Memory Usage Percentage mem_usage: the memory usage of the instance.
IOPS Usage The input/output operations per second (IOPS) of the instance. The following items are included:
  • data_iops: the IOPS of the data disk.
  • log_iops: the IOPS of the log disk.
IOPS Usage Percentage The percentage of the IOPS used by the instance to the maximum IOPS allowed.
Disk Usage The total disk space used by the instance. The following items are included:
  • ins_size: the total space used.
  • data_size: the space used on the data disk.
  • log_size: the space used on the log disk.
Disk Usage Percentage disk_usage: the ratio of the total disk space used by the instance to the maximum disk space that can be used
Operation QPS The queries per second (QPS) of the instance. The following items are included:
  • The number of insert operations.
  • The number of query operations.
  • The number of delete operations.
  • The number of update operations.
  • The number of getmore operations.
  • The number of command operations.
Connections current_conn: the number of current connections to the instance.
cursors The number of cursors used by the instance. The following items are included:
  • total_open: the number of cursors that are opened.
  • timed_out: the number of cursors that timed out.
Network Traffic The network traffic of the instance. The following items are included:
  • bytes_in: the inbound network traffic.
  • bytes_out: the outbound network traffic.
  • num_requests: the number of requests that are processed.
Global Lock Waiting Queues The length of the queues that are waiting for global locks for the instance. The following items are included:
  • gl_cq_readers: the length of the queue that is waiting for global read locks.
  • gl_cq_writers: the length of the queue that is waiting for global write locks.

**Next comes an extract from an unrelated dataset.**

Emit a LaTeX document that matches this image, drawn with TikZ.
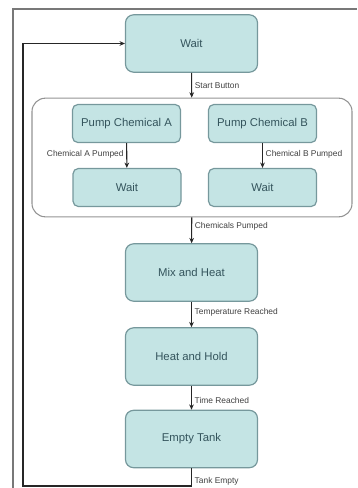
\documentclass[tikz,border=0pt]{standalone}
\usepackage{fontspec}
\setmainfont{Liberation Sans}
\usepackage{tikz}
\usetikzlibrary{arrows.meta, positioning, calc}
\definecolor{boxfill}{RGB}{196,228,228}
\definecolor{boxline}{RGB}{118,152,156}
\definecolor{boxtext}{RGB}{52,84,92}
\definecolor{frameg}{RGB}{120,120,120}
\tikzset{
  % --- Zustaende --------------------------------------------
  state/.style={draw=boxline, fill=boxfill, rounded corners=6pt,
    minimum width=99pt, minimum height=43pt, align=center,
    font=\fontsize{8.5}{10}\selectfont, text=boxtext, line width=0.9pt},
  substate/.style={draw=boxline, fill=boxfill, rounded corners=4pt,
    minimum width=81pt, minimum height=28.5pt, align=center,
    font=\fontsize{8.5}{10}\selectfont, text=boxtext, line width=0.9pt},
  group/.style={draw=frameg!80, rounded corners=10pt, fill=none,
    minimum width=240pt, minimum height=89pt, line width=0.8pt},
  fl/.style={-{Stealth[length=4pt,width=3.5pt]}, line width=0.8pt, black!85},
  lbl/.style={font=\fontsize{6.3}{7}\selectfont, text=black!75, inner sep=2pt}
}
\begin{document}
\begin{tikzpicture}[x=0.75pt, y=-0.75pt]
  \useasboundingbox (0,0) rectangle (357,488);

  % --- Rahmen ---------------------------------------------------
  \draw[frameg, line width=1.1pt] (13,488) -- (13,9) -- (357,9);

  % --- Hauptzustaende --------------------------------------------
  \node[state] (W0) at (191.5,43.5) {Wait};
  \node[group] (PUMP) at (192,157.5) {};
  \node[substate] (PA) at (126.5,123.5) {Pump Chemical A};
  \node[substate] (PB) at (262.5,123.5) {Pump Chemical B};
  \node[substate] (WA) at (127,187.5) {Wait};
  \node[substate] (WB) at (262.5,187.5) {Wait};
  \node[state] (MH) at (191.5,272.5) {Mix and Heat};
  \node[state] (HH) at (191.5,356.5) {Heat and Hold};
  \node[state] (ET) at (191.5,439) {Empty Tank};
  \coordinate (ret) at (23,486);

  % --- Uebergaenge ------------------------------------------------
  \draw[fl] (W0) -- (PUMP) node[lbl, right, pos=0.5] {Start Button};
  \draw[fl] (PA) -- (WA) node[lbl, left, pos=0.45] {Chemical A Pumped};
  \draw[fl] (PB) -- (WB) node[lbl, right, pos=0.45] {Chemical B Pumped};
  \draw[fl] (PUMP) -- (MH) node[lbl, right, pos=0.35] {Chemicals Pumped};
  \draw[fl] (MH) -- (HH) node[lbl, right, pos=0.4] {Temperature Reached};
  \draw[fl] (HH) -- (ET) node[lbl, right, pos=0.6] {Time Reached};
  \draw[fl] (ET.south) |- (ret) node[lbl, right, pos=0.38] {Tank Empty}
    |- (W0.west);

\end{tikzpicture}
\end{document}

  • gl_cq_total: the length of the queue that is waiting for both global read and write locks.
WiredTiger The cache metrics of the WiredTiger engine used by the instance. The following items are included:
  • bytes_read_into_cache: the amount of data that is read into the cache.
  • bytes_written_from_cache: the amount of data that is written from the cache to the disk.

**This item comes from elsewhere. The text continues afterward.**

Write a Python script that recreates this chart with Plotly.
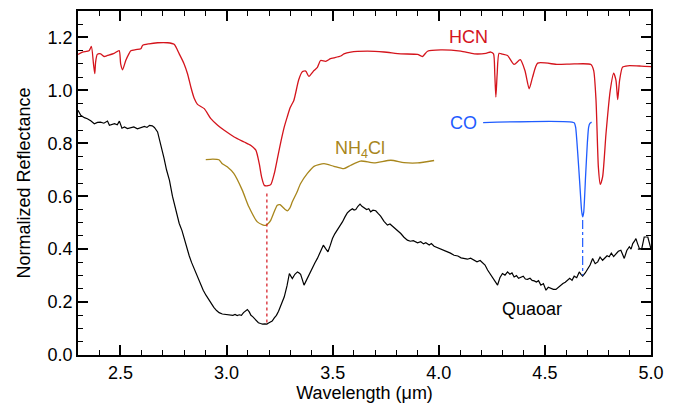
import plotly.graph_objects as go

# Quaoar spectrum (wavelength in micron, normalized reflectance)
quaoar_wl = [2.300, 2.313, 2.330, 2.344, 2.360, 2.377, 2.392, 2.406, 2.422, 2.439, 2.448,
             2.460, 2.472, 2.485, 2.495, 2.507, 2.519, 2.533, 2.547, 2.563, 2.580, 2.597,
             2.613, 2.625, 2.637, 2.650, 2.660, 2.675, 2.690, 2.705, 2.717, 2.731, 2.745,
             2.761, 2.777, 2.790, 2.800, 2.812, 2.824, 2.835, 2.845, 2.857, 2.868, 2.880,
             2.890, 2.903, 2.915, 2.928, 2.940, 2.953, 2.965, 2.980, 2.996, 3.010, 3.020,
             3.030, 3.040, 3.050, 3.060, 3.070, 3.080, 3.090, 3.098, 3.107, 3.115, 3.123,
             3.130, 3.140, 3.150, 3.160, 3.170, 3.180, 3.190, 3.198, 3.205, 3.215, 3.225,
             3.235, 3.245, 3.258, 3.272, 3.285, 3.296, 3.303, 3.310, 3.322, 3.334, 3.342,
             3.349, 3.357, 3.365, 3.376, 3.388, 3.396, 3.404, 3.416, 3.428, 3.442, 3.456,
             3.467, 3.478, 3.489, 3.499, 3.510, 3.522, 3.534, 3.546, 3.558, 3.569, 3.581,
             3.593, 3.601, 3.609, 3.619, 3.629, 3.638, 3.648, 3.660, 3.670, 3.679, 3.690,
             3.703, 3.714, 3.726, 3.742, 3.758, 3.770, 3.782, 3.800, 3.821, 3.836, 3.852,
             3.866, 3.880, 3.900, 3.915, 3.928, 3.939, 3.955, 3.965, 3.978, 3.990, 4.005,
             4.025, 4.040, 4.055, 4.072, 4.090, 4.105, 4.119, 4.135, 4.150, 4.167, 4.180,
             4.195, 4.206, 4.218, 4.230, 4.242, 4.253, 4.264, 4.277, 4.288, 4.300, 4.312,
             4.324, 4.335, 4.345, 4.355, 4.366, 4.376, 4.387, 4.398, 4.408, 4.418, 4.430,
             4.440, 4.450, 4.460, 4.470, 4.481, 4.493, 4.505, 4.516, 4.528, 4.540, 4.552,
             4.563, 4.575, 4.585, 4.596, 4.607, 4.617, 4.628, 4.638, 4.650, 4.662, 4.670,
             4.678, 4.690, 4.701, 4.713, 4.725, 4.737, 4.749, 4.760, 4.772, 4.783, 4.793,
             4.803, 4.813, 4.824, 4.835, 4.846, 4.858, 4.866, 4.874, 4.886, 4.898, 4.906,
             4.914, 4.922, 4.929, 4.937, 4.945, 4.956, 4.968, 4.985, 5.000, 4.938]
quaoar_rf = [0.925, 0.906, 0.897, 0.893, 0.885, 0.874, 0.879, 0.880, 0.876, 0.884, 0.868,
             0.872, 0.874, 0.870, 0.884, 0.857, 0.862, 0.856, 0.859, 0.862, 0.855, 0.860,
             0.864, 0.860, 0.868, 0.866, 0.860, 0.843, 0.799, 0.745, 0.700, 0.660, 0.600,
             0.547, 0.497, 0.470, 0.440, 0.405, 0.375, 0.350, 0.330, 0.305, 0.285, 0.265,
             0.245, 0.226, 0.210, 0.195, 0.180, 0.168, 0.160, 0.155, 0.153, 0.151, 0.152,
             0.150, 0.153, 0.149, 0.152, 0.150, 0.160, 0.165, 0.172, 0.163, 0.150, 0.145,
             0.138, 0.130, 0.122, 0.119, 0.117, 0.118, 0.117, 0.121, 0.125, 0.128, 0.140,
             0.150, 0.165, 0.190, 0.220, 0.262, 0.308, 0.298, 0.289, 0.305, 0.314, 0.310,
             0.305, 0.285, 0.264, 0.282, 0.302, 0.318, 0.333, 0.348, 0.365, 0.392, 0.415,
             0.402, 0.390, 0.415, 0.440, 0.458, 0.472, 0.490, 0.503, 0.522, 0.537, 0.546,
             0.553, 0.548, 0.550, 0.562, 0.570, 0.562, 0.557, 0.550, 0.553, 0.541, 0.547,
             0.545, 0.535, 0.525, 0.505, 0.491, 0.495, 0.487, 0.472, 0.459, 0.445, 0.434,
             0.430, 0.432, 0.424, 0.428, 0.420, 0.424, 0.416, 0.421, 0.411, 0.407, 0.404,
             0.396, 0.392, 0.385, 0.377, 0.374, 0.367, 0.365, 0.362, 0.366, 0.358, 0.352,
             0.357, 0.348, 0.340, 0.321, 0.306, 0.295, 0.280, 0.264, 0.292, 0.308, 0.302,
             0.314, 0.305, 0.310, 0.295, 0.300, 0.290, 0.293, 0.298, 0.287, 0.286, 0.290,
             0.282, 0.280, 0.276, 0.281, 0.264, 0.270, 0.245, 0.256, 0.252, 0.248, 0.248,
             0.256, 0.264, 0.270, 0.275, 0.283, 0.290, 0.282, 0.298, 0.292, 0.314, 0.305,
             0.298, 0.310, 0.327, 0.340, 0.365, 0.345, 0.352, 0.370, 0.358, 0.366, 0.375,
             0.371, 0.385, 0.372, 0.384, 0.392, 0.396, 0.380, 0.365, 0.395, 0.409, 0.400,
             0.421, 0.430, 0.440, 0.420, 0.403, 0.400, 0.446, 0.446, 0.400, 0.400]

# HCN laboratory spectrum
hcn_wl = [2.300, 2.321, 2.352, 2.363, 2.373, 2.379, 2.383, 2.391, 2.407, 2.423, 2.439,
          2.470, 2.494, 2.501, 2.510, 2.525, 2.541, 2.549, 2.572, 2.596, 2.604, 2.635,
          2.675, 2.722, 2.753, 2.777, 2.800, 2.816, 2.832, 2.848, 2.863, 2.895, 2.926,
          2.958, 2.989, 3.036, 3.083, 3.115, 3.138, 3.154, 3.165, 3.178, 3.195, 3.209,
          3.225, 3.241, 3.257, 3.272, 3.286, 3.300, 3.317, 3.340, 3.357, 3.373, 3.388,
          3.412, 3.428, 3.443, 3.467, 3.490, 3.506, 3.538, 3.553, 3.585, 3.664, 3.742,
          3.821, 3.900, 3.923, 3.947, 4.010, 4.104, 4.167, 4.222, 4.245, 4.258, 4.264,
          4.269, 4.275, 4.284, 4.300, 4.324, 4.355, 4.384, 4.406, 4.426, 4.442, 4.466,
          4.560, 4.638, 4.717, 4.730, 4.741, 4.752, 4.761, 4.772, 4.788, 4.808, 4.824,
          4.835, 4.843, 4.852, 4.866, 4.890, 4.953, 5.000]
hcn_rf = [1.136, 1.145, 1.150, 1.166, 1.100, 1.063, 1.107, 1.136, 1.138, 1.128, 1.132,
          1.140, 1.150, 1.100, 1.078, 1.113, 1.140, 1.150, 1.154, 1.157, 1.170, 1.176,
          1.180, 1.180, 1.174, 1.138, 1.100, 1.063, 1.012, 0.969, 0.947, 0.931, 0.893,
          0.868, 0.849, 0.824, 0.805, 0.792, 0.774, 0.723, 0.673, 0.641, 0.640, 0.645,
          0.686, 0.748, 0.810, 0.862, 0.900, 0.935, 0.962, 1.040, 1.070, 1.073, 1.053,
          1.075, 1.087, 1.113, 1.110, 1.120, 1.123, 1.130, 1.138, 1.145, 1.148, 1.145,
          1.138, 1.136, 1.128, 1.148, 1.153, 1.148, 1.138, 1.140, 1.145, 1.138, 1.060,
          0.975, 1.060, 1.140, 1.137, 1.132, 1.098, 1.116, 1.075, 1.006, 1.050, 1.103,
          1.098, 1.100, 1.098, 1.075, 0.962, 0.710, 0.645, 0.673, 0.837, 1.000, 1.065,
          1.038, 0.965, 1.038, 1.088, 1.093, 1.092, 1.090]

# NH4Cl laboratory spectrum
nh4cl_wl = [2.902, 2.935, 2.964, 2.980, 3.003, 3.034, 3.074, 3.105, 3.145, 3.170, 3.184,
            3.196, 3.208, 3.224, 3.239, 3.252, 3.263, 3.276, 3.286, 3.298, 3.310, 3.330,
            3.349, 3.381, 3.412, 3.459, 3.506, 3.553, 3.585, 3.632, 3.695, 3.774, 3.836,
            3.900, 3.978]
nh4cl_rf = [0.738, 0.740, 0.738, 0.723, 0.711, 0.686, 0.623, 0.560, 0.503, 0.492, 0.490,
            0.497, 0.509, 0.540, 0.566, 0.568, 0.560, 0.550, 0.545, 0.555, 0.579, 0.612,
            0.648, 0.686, 0.713, 0.723, 0.713, 0.704, 0.717, 0.733, 0.726, 0.736, 0.727,
            0.726, 0.735]

# CO ice band (offset)
co_wl = [4.209, 4.638, 4.645, 4.655, 4.665, 4.673, 4.678, 4.683, 4.692, 4.700, 4.706,
         4.712, 4.720]
co_rf = [0.878, 0.878, 0.860, 0.760, 0.640, 0.545, 0.522, 0.540, 0.680, 0.800, 0.860,
         0.875, 0.880]

# Band-centre markers
hcn_band = [3.19, 0.61, 0.12]     # wavelength, top, bottom
co_band = [4.678, 0.51, 0.30]

RED = "#d4141c"
OLIVE = "#a8861c"
BLUE = "#1f5cff"
FONT = "Liberation Sans, Arial, Helvetica, sans-serif"
FS = 18

fig = go.Figure()
fig.add_trace(go.Scatter(x=quaoar_wl, y=quaoar_rf, mode="lines",
                         line=dict(color="black", width=1.2)))
fig.add_trace(go.Scatter(x=hcn_wl, y=hcn_rf, mode="lines",
                         line=dict(color=RED, width=1.3, shape="spline", smoothing=0.6)))
fig.add_trace(go.Scatter(x=nh4cl_wl, y=nh4cl_rf, mode="lines",
                         line=dict(color=OLIVE, width=1.3, shape="spline", smoothing=0.6)))
fig.add_trace(go.Scatter(x=co_wl, y=co_rf, mode="lines",
                         line=dict(color=BLUE, width=1.3, shape="spline", smoothing=0.5)))
fig.add_trace(go.Scatter(x=[hcn_band[0]] * 2, y=hcn_band[1:], mode="lines",
                         line=dict(color=RED, width=1.2, dash="dot")))
fig.add_trace(go.Scatter(x=[co_band[0]] * 2, y=co_band[1:], mode="lines",
                         line=dict(color=BLUE, width=1.2, dash="dashdot")))

labels = [
    ("HCN", 4.142, 1.20, RED),
    ("CO", 4.116, 0.878, BLUE),
    ("NH<sub>4</sub>Cl", 3.627, 0.776, OLIVE),
    ("Quaoar", 4.441, 0.174, "black"),
]
for text, x, y, color in labels:
    fig.add_annotation(x=x, y=y, text=text, showarrow=False,
                       font=dict(family=FONT, size=FS, color=color),
                       xanchor="center", yanchor="middle")

axis_common = dict(
    showline=True, linecolor="black", linewidth=1.5, mirror="allticks",
    ticks="inside", ticklen=10, tickwidth=1.5, tickcolor="black",
    showgrid=False, zeroline=False, tickformat=".1f", automargin=False,
    tickfont=dict(family=FONT, size=FS, color="black"),
)

fig.update_xaxes(range=[2.3, 5.0], dtick=0.5, tick0=0, ticklabelstandoff=1,
                 minor=dict(dtick=0.1, ticks="inside", ticklen=5, tickwidth=1.2,
                            tickcolor="black", showgrid=False),
                 title=dict(text="Wavelength (μm)", standoff=3,
                            font=dict(family=FONT, size=FS, color="black")),
                 **axis_common)
fig.update_yaxes(range=[0, 1.3], dtick=0.2, tick0=0,
                 minor=dict(dtick=0.05, ticks="inside", ticklen=5, tickwidth=1.2,
                            tickcolor="black", showgrid=False),
                 title=dict(text="Normalized Reflectance", standoff=12,
                            font=dict(family=FONT, size=FS, color="black")),
                 **axis_common)

fig.update_layout(width=678, height=407, showlegend=False,
                  margin=dict(l=78, r=27, t=11, b=52),
                  paper_bgcolor="white", plot_bgcolor="white")

fig.write_html("out.html")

  • maximum_bytes_configured: the size of the maximum available disk space that is configured.
Primary/Secondary Replication Latency repl_lag: the latency in data synchronization between the primary node and secondary nodes of the instance.
WT Request Queues The number of concurrent requests that are being handled and the remaining number of concurrent requests that can be handled. The following items are included:
  • write_concurrent_trans_out: the number of concurrent write requests that are being handled.

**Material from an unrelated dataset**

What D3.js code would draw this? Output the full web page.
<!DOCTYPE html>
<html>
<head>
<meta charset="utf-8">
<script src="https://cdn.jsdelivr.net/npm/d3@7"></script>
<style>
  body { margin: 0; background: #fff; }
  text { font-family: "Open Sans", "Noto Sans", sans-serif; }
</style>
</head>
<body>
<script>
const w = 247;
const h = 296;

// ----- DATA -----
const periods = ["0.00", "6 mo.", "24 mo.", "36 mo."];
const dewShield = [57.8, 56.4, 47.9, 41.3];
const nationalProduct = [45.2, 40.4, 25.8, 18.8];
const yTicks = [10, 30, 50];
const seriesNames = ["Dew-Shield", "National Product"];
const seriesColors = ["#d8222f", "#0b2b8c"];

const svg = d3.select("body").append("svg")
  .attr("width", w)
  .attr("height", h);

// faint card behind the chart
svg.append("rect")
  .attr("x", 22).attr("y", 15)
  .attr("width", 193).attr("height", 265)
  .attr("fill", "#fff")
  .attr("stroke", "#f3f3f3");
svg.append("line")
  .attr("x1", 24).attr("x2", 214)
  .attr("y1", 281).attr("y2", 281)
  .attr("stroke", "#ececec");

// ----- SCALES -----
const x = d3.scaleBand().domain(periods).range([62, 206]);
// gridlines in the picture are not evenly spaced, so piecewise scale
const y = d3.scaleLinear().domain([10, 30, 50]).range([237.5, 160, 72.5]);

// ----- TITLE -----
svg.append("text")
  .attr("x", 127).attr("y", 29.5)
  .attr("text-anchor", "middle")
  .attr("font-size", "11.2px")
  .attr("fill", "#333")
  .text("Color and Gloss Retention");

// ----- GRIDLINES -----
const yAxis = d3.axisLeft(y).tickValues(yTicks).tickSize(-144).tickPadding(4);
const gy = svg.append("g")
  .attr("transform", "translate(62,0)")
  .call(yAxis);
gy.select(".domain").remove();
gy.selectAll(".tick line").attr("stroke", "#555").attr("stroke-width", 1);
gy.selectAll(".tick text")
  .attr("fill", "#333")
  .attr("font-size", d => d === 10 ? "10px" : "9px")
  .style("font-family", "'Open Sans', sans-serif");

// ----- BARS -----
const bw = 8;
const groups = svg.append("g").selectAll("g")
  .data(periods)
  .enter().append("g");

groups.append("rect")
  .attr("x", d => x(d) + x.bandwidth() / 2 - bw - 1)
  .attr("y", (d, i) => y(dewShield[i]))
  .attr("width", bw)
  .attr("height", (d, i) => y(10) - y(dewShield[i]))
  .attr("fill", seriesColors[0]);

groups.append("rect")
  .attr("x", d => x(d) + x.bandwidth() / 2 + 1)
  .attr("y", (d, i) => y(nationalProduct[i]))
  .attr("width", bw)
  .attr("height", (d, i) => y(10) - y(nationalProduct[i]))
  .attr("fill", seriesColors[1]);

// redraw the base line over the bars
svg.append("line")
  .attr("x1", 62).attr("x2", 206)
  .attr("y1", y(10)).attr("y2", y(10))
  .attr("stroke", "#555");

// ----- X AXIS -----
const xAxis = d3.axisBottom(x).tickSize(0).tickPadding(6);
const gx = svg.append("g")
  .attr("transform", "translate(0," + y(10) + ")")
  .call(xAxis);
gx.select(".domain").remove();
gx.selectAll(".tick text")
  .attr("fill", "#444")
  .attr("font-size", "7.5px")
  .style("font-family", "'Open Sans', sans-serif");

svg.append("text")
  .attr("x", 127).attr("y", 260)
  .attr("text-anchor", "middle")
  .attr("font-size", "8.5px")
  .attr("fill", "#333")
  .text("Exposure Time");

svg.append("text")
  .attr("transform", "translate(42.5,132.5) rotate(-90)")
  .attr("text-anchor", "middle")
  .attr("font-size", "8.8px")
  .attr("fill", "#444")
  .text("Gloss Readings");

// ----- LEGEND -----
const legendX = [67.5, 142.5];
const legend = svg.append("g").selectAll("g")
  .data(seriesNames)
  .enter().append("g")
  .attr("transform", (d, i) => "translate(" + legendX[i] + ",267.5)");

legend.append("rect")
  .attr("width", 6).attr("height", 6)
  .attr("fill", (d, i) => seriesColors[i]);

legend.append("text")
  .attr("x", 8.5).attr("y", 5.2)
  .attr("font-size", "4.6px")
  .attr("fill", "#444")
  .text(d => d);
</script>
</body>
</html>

  • read_concurrent_trans_out: the number of concurrent read requests that are being handled.
  • write_concurrent_trans_available: the remaining number of concurrent write requests that can be handled.
  • read_concurrent_trans_available: the remaining number of concurrent read requests that can be handled.
IO Latency iocheck_cost: the latency of I/O operations, indicating the I/O response performance.
Note This metric is applicable only to replica set instances.